SUPPLIED DATA ::
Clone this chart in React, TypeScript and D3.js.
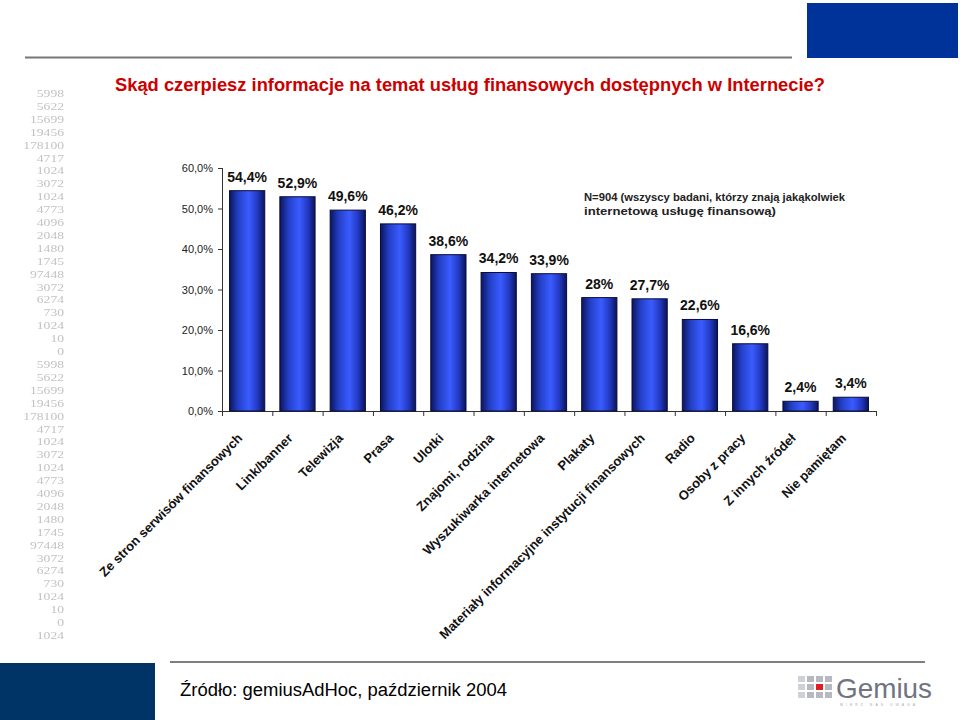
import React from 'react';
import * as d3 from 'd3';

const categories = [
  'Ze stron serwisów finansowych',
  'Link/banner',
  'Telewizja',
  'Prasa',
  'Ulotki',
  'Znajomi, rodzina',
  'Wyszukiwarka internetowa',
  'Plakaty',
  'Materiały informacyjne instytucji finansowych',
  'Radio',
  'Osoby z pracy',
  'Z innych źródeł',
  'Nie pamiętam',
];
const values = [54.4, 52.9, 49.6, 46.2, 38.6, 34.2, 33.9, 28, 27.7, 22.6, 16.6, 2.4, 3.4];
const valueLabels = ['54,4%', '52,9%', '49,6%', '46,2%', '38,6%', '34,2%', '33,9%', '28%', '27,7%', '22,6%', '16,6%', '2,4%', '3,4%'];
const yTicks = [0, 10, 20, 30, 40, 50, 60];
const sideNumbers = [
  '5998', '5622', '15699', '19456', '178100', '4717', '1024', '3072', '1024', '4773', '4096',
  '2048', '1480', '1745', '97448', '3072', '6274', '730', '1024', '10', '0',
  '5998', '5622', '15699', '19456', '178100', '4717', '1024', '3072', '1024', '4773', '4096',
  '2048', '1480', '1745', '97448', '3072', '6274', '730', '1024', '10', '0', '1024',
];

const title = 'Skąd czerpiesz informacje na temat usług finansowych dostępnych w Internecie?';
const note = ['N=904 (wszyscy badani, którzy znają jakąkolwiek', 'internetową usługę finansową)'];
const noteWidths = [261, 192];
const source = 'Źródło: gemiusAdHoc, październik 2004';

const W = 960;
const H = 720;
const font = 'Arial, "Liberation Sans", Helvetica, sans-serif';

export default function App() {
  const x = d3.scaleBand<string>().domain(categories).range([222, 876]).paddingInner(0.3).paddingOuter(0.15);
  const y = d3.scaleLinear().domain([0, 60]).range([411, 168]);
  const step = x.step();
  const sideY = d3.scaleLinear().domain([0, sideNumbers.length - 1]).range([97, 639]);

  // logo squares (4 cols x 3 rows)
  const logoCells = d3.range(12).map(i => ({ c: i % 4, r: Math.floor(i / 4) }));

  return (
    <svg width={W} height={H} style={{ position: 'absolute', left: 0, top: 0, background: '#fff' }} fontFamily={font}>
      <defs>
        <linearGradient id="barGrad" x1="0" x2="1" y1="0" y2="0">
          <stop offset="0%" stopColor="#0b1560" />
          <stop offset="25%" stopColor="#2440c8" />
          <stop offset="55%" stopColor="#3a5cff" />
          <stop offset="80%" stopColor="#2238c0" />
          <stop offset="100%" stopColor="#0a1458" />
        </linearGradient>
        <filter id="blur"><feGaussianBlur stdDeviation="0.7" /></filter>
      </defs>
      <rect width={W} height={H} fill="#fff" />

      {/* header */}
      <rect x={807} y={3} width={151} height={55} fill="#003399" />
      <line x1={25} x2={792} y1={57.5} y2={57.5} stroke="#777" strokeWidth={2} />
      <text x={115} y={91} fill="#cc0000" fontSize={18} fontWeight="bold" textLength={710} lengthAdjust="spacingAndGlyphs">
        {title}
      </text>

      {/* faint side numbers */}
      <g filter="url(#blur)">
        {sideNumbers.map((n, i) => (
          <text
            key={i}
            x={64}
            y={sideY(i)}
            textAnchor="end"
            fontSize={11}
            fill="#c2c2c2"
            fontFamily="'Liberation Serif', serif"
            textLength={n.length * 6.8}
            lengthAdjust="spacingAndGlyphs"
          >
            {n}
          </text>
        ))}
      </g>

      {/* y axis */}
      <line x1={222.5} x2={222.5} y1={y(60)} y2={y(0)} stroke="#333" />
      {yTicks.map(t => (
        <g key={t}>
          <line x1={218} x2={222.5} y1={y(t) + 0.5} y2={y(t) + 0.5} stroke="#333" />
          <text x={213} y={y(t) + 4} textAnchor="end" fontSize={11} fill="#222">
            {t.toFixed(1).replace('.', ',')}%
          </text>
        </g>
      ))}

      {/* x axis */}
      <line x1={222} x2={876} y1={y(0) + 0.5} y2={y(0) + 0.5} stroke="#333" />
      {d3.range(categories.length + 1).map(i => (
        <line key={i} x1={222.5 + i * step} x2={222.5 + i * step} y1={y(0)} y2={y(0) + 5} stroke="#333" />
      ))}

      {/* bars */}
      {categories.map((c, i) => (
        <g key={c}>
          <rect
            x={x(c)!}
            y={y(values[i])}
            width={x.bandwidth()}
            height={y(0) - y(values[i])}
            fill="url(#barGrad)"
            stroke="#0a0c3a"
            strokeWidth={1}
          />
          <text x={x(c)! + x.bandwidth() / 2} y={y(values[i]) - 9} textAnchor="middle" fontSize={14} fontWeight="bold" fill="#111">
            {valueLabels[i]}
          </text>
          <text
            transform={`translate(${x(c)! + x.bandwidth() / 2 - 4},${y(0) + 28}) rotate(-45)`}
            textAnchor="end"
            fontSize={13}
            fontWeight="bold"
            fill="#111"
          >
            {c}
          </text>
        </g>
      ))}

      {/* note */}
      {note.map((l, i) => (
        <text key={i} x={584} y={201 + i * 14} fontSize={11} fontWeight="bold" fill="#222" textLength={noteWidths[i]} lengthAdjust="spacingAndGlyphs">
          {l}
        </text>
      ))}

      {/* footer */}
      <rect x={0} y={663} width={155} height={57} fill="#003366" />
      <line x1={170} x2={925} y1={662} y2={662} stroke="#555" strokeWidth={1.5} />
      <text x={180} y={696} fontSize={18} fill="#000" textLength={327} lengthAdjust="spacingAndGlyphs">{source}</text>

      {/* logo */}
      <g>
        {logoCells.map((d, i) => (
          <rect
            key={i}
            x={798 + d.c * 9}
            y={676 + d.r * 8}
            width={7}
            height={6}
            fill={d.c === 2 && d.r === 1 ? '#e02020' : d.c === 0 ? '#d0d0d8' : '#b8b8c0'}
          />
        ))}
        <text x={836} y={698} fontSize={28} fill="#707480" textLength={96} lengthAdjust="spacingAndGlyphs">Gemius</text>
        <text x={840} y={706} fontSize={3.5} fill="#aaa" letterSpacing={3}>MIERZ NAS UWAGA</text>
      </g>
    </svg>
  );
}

* * *

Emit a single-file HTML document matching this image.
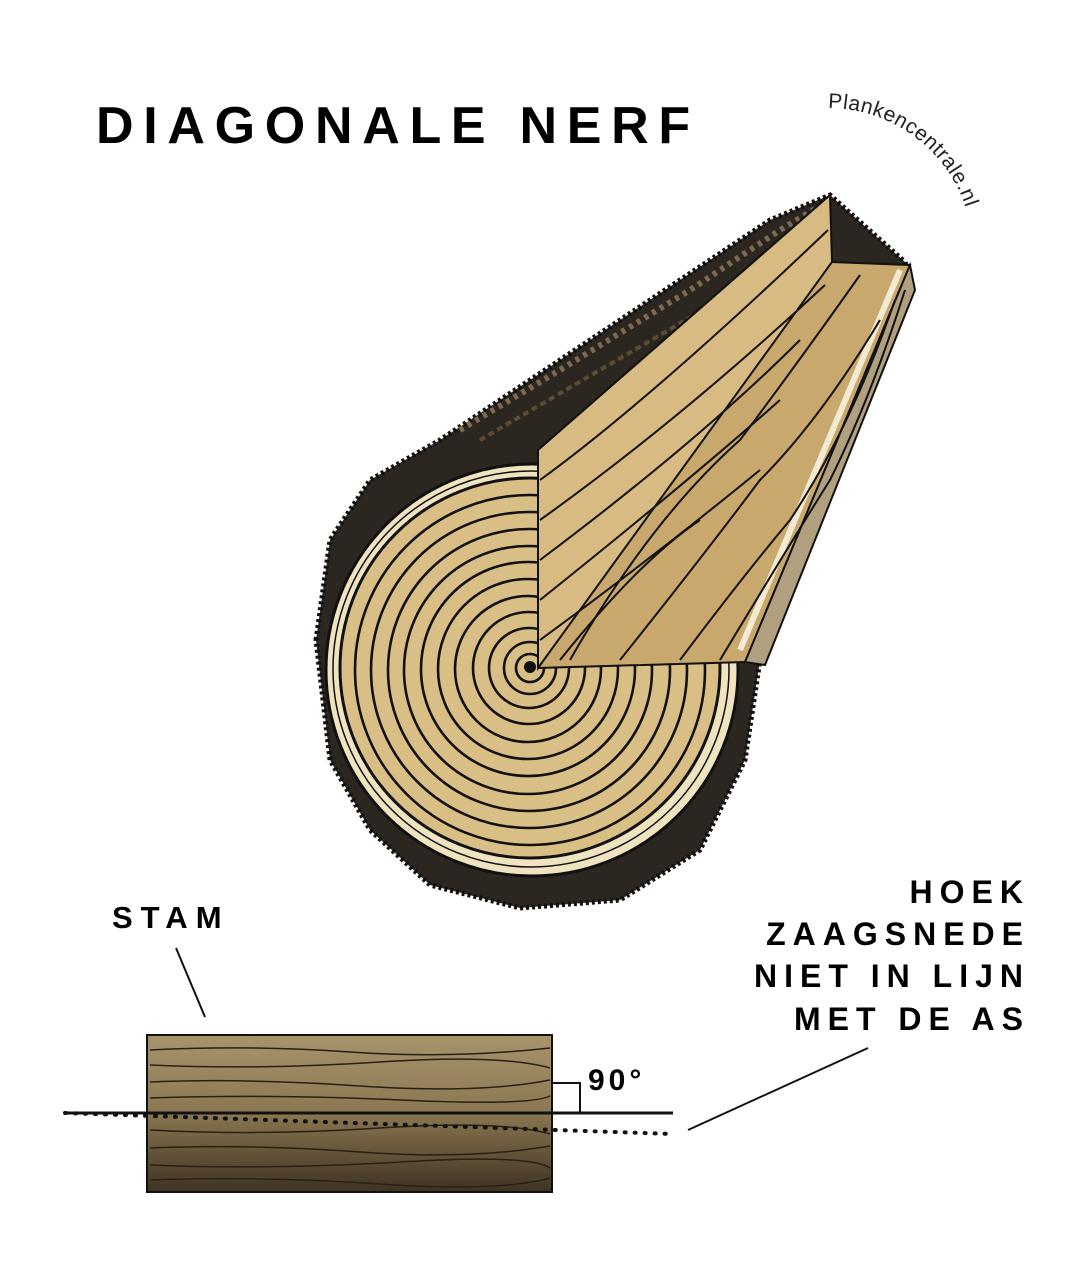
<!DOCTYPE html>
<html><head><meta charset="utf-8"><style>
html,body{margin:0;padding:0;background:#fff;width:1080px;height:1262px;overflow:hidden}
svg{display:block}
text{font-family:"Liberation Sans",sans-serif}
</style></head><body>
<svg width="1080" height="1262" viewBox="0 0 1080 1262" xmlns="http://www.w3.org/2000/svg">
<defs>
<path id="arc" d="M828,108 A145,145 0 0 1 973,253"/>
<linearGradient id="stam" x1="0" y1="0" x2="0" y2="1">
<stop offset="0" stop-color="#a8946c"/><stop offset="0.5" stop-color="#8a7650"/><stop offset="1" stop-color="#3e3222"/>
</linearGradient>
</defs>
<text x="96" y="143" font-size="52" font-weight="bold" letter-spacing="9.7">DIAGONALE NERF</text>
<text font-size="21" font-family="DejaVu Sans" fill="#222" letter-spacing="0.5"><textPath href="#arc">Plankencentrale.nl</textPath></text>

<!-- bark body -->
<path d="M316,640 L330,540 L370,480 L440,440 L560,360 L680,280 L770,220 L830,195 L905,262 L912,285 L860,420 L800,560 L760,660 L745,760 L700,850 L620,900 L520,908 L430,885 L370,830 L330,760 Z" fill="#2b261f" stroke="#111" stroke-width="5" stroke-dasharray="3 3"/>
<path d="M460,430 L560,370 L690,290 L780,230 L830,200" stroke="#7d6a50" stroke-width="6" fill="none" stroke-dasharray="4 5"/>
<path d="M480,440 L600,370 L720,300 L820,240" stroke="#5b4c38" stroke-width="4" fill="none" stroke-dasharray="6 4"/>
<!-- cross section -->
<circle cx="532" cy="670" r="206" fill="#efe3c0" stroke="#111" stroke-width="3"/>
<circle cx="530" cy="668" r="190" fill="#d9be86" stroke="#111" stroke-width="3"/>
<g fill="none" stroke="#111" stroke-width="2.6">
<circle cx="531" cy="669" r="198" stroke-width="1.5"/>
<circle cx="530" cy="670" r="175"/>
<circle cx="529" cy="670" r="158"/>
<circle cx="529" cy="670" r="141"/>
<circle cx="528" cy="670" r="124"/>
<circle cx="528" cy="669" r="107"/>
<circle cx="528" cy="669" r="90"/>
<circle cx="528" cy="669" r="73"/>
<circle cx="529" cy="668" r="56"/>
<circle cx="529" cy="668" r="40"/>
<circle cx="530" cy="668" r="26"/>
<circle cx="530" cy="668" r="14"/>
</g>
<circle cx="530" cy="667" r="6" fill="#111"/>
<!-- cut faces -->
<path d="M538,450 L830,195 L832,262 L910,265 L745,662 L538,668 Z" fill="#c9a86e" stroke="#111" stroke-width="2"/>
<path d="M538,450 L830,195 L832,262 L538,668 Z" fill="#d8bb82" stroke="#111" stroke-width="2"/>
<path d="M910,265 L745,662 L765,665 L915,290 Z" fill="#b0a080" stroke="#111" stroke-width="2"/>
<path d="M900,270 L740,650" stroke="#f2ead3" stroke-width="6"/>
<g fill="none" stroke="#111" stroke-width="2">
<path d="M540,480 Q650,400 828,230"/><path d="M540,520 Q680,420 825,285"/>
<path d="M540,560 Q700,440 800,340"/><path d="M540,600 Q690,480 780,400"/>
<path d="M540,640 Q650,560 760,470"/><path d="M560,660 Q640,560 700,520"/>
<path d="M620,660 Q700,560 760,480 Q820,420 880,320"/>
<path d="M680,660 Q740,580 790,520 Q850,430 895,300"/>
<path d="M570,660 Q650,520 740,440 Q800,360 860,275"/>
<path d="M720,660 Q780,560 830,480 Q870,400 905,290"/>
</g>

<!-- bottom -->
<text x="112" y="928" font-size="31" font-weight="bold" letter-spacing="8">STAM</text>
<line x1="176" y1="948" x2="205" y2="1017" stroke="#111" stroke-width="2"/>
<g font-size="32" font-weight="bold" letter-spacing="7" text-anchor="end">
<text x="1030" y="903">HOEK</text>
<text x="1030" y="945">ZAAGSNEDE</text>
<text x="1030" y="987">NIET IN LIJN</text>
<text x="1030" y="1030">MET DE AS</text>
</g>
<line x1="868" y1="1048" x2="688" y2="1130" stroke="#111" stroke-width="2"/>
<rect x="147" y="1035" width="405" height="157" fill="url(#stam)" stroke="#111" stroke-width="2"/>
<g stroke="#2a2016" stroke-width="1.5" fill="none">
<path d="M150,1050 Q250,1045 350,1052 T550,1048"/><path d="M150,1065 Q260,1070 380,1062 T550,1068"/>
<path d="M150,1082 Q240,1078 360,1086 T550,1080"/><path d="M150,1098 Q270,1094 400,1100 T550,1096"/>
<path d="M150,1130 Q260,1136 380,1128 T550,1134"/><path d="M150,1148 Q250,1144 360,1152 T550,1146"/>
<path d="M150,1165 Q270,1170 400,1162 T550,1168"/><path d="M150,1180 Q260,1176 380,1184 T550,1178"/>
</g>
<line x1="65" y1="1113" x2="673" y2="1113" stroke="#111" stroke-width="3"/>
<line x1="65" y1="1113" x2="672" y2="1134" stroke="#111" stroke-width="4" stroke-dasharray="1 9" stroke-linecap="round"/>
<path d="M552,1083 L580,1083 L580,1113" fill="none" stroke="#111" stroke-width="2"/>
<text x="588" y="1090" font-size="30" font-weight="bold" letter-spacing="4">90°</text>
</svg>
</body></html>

PROBLEM REQUIREMENTS :: Your task is to reproduce only the lines from the one with "Clone this chart" through the one with "import * as d3 from 'd3';", keeping both ends. Skip every picture.

EXERCISE SOLUTION ::
Clone this chart in React, TypeScript and D3.js.
import React from 'react';
import * as d3 from 'd3';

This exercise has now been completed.